BIDEN IN A BIND
But such lame-duck foreign policy successes are rare. Failures, missteps and frustrations are more common.
In December 1992, Reagan’s successor, George HW Bush, dispatched US troops on a humanitarian mission to Somalia; that became a big mess for Bill Clinton, who had to pull them out again. During his own finale in 2000, Clinton in turn threw a Hail Mary to make peace between Israelis and Palestinians; that fell flat, and instead led to the second intifada.

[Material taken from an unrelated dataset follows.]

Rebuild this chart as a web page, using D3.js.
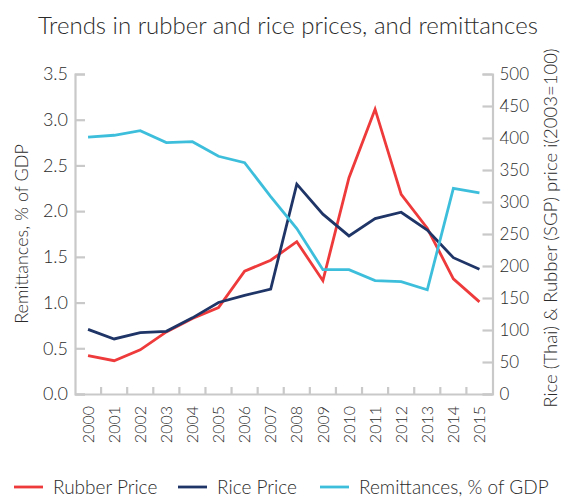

The nearest and most ominous analogue to Biden is Lyndon Johnson in 1968, another Democrat who voluntarily withdrew from the presidential race in favour of his vice president. Johnson then applied himself to ending the Vietnam War, but foundered on the politics of Indochina as well as America, where the campaign of Richard Nixon sabotaged the peace talks.
Ivo Daalder, head of the Chicago Council on Global Affairs and a former US ambassador to the North Atlantic Treaty Organization (NATO), tells me that Biden is in a bind similar to Johnson’s, and thus anything but liberated.
Yes, Biden would love to secure his legacy. But for that he must pass the torch to Harris, who shares his internationalist philosophy, as opposed to having it ripped out of his hand by Donald Trump, an unpredictable nationalist and diplomatic wrecking ball who would gladly undo Biden’s work shoring up America’s alliances and isolating its authoritarian foes.
In the Middle East, Biden is unlikely to score a late win and will be lucky to avert disaster. His objective is to prevent the wars between Israel and Hamas and Israel and Hezbollah from spreading into a regional conflict that draws in the US and Iran.
But that effort just got harder, after leaders of both terrorist groups were assassinated, one in Beirut, the other in Tehran. Biden will also keep working on a pact with the Saudis, but there’s no way he could get it through Congress before he leaves, and Riyadh may not give him or the Israelis a good deal anyway.